Martin Steffes-Mies

Personal information
- Born: 12 January 1967 (age 59)
- Height: 199 cm (6 ft 6 in)
- Weight: 95 kg (209 lb)

Sport
- Sport: Rowing
- Club: Mainzer RV

Medal record
Men's rowing
World Rowing Championships
Representing West Germany
| Gold medal – first place | 1989 Bled | Eight |
| Gold medal – first place | 1990 Tasmania | Eight |
Representing Germany
| Gold medal – first place | 1991 Vienna | Eight |
| Gold medal – first place | 1993 Račice | Eight |

= Martin Steffes-Mies =

German rower (born 1967)

Martin Steffes-Mies (born 12 January 1967) is a retired German rower.

==Early life==

Steffes-Mies was born in 1967. His father was the rower Josef Steffes-Mies who was part of the West German contingent on the United Team of Germany at the 1964 Summer Olympics.

== Rowing career ==
Steffes-Mies junior joined the Mainzer RV. At a height of 199 cm and a weight of 95 kg he had a good physical stature for a rowing career. At the 1988 national German rowing championships he won bronze with his coxed four team. A year later, he became German champion in this boat class alongside Dirk Balster, Ansgar Wessling, Roland Baar, and Manfred Klein as cox. The five teamed up with the coxless four that won the national champions and as an eight, they won a second national title in 1989. They were thus nominated as the German eight ("Deutschland Achter") that would contest the 1989 World Rowing Championships in Bled, Yugoslavia, where they won gold. In 1990, Steffes-Mies again won the German championships in the coxed four and the eight, with Frank Richter having replaced Wessling in both boats and Frank Dietrich being the only member of the 1989 coxless four still in the team. That eight defended its world championship title at the 1990 World Rowing Championships in Tasmania, Australia. In 1991, Steffes-Mies won the German championships in the eight for the third consecutive year. Jürgen Hecht and Wolfgang Klapheck, who had won the national coxless pair title, joined the eight for the 1991 World Rowing Championships in Vienna, Austria; for the third consecutive year they brought home the world championship title. This was the first year that they represented a reunified Germany.

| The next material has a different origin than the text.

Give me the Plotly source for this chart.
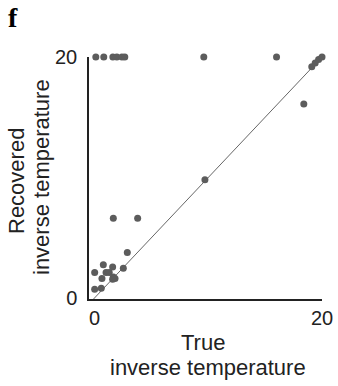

In 1992, Steffes-Mies was chosen as a reserve for the German eight for the Barcelona Olympics. The Olympic team members could not contest the German nationals as dates overlapped. The German eight won a bronze medal but Steffes-Mies did not get to compete. He commented 20 years later that having missed out competing at the Olympics brings back painful memories.

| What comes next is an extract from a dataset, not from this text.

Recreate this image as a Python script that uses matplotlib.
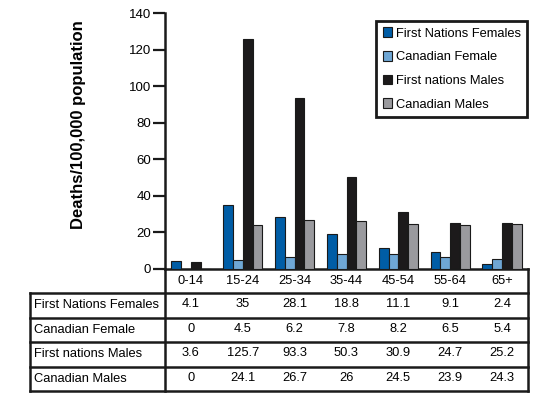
import numpy as np
import matplotlib.pyplot as plt

plt.rcParams['font.family'] = ['Liberation Sans', 'DejaVu Sans']

age_groups = ['0-14', '15-24', '25-34', '35-44', '45-54', '55-64', '65+']
series_names = ['First Nations Females', 'Canadian Female',
                'First nations Males', 'Canadian Males']
fn_females = [4.1, 35, 28.1, 18.8, 11.1, 9.1, 2.4]
can_female = [0, 4.5, 6.2, 7.8, 8.2, 6.5, 5.4]
fn_males = [3.6, 125.7, 93.3, 50.3, 30.9, 24.7, 25.2]
can_males = [0, 24.1, 26.7, 26, 24.5, 23.9, 24.3]
series_values = [fn_females, can_female, fn_males, can_males]
colors = ['#005da6', '#6fa7d5', '#1c1a1b', '#9a9a9e']

W, H = 560, 397
fig = plt.figure(figsize=(W / 100, H / 100), dpi=100)
fs = 9.3

# main chart area
x0, x1 = 165, 528
y_top, y_zero = 13.3, 268.5
ax = fig.add_axes([x0 / W, 1 - y_zero / H, (x1 - x0) / W, (y_zero - y_top) / H])

x = np.arange(len(age_groups))
bw = 0.19
for i, (vals, c) in enumerate(zip(series_values, colors)):
    ax.bar(x + (i - 1.5) * bw, vals, bw, color=c, edgecolor='#1a1a1a',
           linewidth=0.8, label=series_names[i], zorder=3)

ax.set_xlim(-0.5, len(age_groups) - 0.5)
ax.set_ylim(0, 140)
ax.set_yticks(range(0, 141, 20))
ax.set_xticks([])
for s in ['top', 'right']:
    ax.spines[s].set_visible(False)
for s in ['left', 'bottom']:
    ax.spines[s].set_linewidth(1.8)
    ax.spines[s].set_color('#1a1a1a')
ax.tick_params(axis='y', length=8.5, width=1.6, color='#1a1a1a',
               labelsize=9.5, pad=1.5)
ax.set_ylabel('Deaths/100,000 population', fontsize=12, fontweight='bold')
ax.yaxis.set_label_coords((86 - x0) / (x1 - x0), (y_zero - 125) / (y_zero - y_top))

leg = ax.legend(loc='upper right', bbox_to_anchor=(527 / W, 1 - 21 / H),
                bbox_transform=fig.transFigure, borderaxespad=0,
                fontsize=fs, frameon=True, fancybox=False, framealpha=1,
                handlelength=0.75, handleheight=0.75, handletextpad=0.25,
                labelspacing=0.88, borderpad=0.5)
leg.get_frame().set_edgecolor('#1a1a1a')
leg.get_frame().set_linewidth(2)

# data table below the chart
t_left, t_bottom = 30, 391
unit = (x1 - x0) / len(age_groups)
lab_units = (x0 - t_left) / unit
tax = fig.add_axes([t_left / W, 1 - t_bottom / H, (x1 - t_left) / W, (t_bottom - y_zero) / H])
tax.set_xlim(-0.5 - lab_units, len(age_groups) - 0.5)
tax.set_ylim(5, 0)
tax.axis('off')

lc = '#1a1a1a'
lw = 1.8
xl = -0.5 - lab_units
xr = len(age_groups) - 0.5
for r in range(1, 6):
    tax.plot([xl, xr], [r, r], color=lc, lw=lw, clip_on=False,
             solid_capstyle='projecting')
tax.plot([-0.5, -0.5], [0, 5], color=lc, lw=lw, clip_on=False)
tax.plot([xr, xr], [0, 5], color=lc, lw=lw, clip_on=False,
         solid_capstyle='projecting')
tax.plot([xl, xl], [1, 5], color=lc, lw=lw, clip_on=False,
         solid_capstyle='projecting')

for j, g in enumerate(age_groups):
    tax.text(j, 0.5, g, ha='center', va='center', fontsize=fs)
for r, (name, vals) in enumerate(zip(series_names, series_values)):
    tax.text(xl + 0.07, r + 1.5, name, ha='left', va='center', fontsize=fs)
    for j, v in enumerate(vals):
        tax.text(j, r + 1.45, f'{v:g}', ha='center', va='center', fontsize=fs)

fig.savefig('out.png', dpi=100)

In 1993, Steffes-Mies was back with the eight that won the German championships. The same team then won gold at the 1993 World Rowing Championships at Račice in the Czech Republic. In 1994, Steffes-Mies won his last German championship with the eight. At the 1994 World Rowing Championships at Indianapolis, United States, he came fourth with his team.

Since March 2014, Steffes-Mies has been president of the Mainzer RV.

==Professional career==

Steffes-Mies studied engineering management with a view of taking over his father's construction and road building company. After finishing his degree, he spent a year working at Hochtief. During the next year working for a local road building company, he was promoted to construction manager. In deviation from his original plan, he became a management consultant with strategy consulting firm Roland Berger. He then worked for prefabricated house manufacturer Kampa where he joined the board.

In 2005, he did take over his father's company and immediately amalgamated it with the company of a business partner; the joint company had 350 employees. In October 2010, they sold their company to the construction company Strabag.

==Personal life==
Steffes-Mies is married with three children.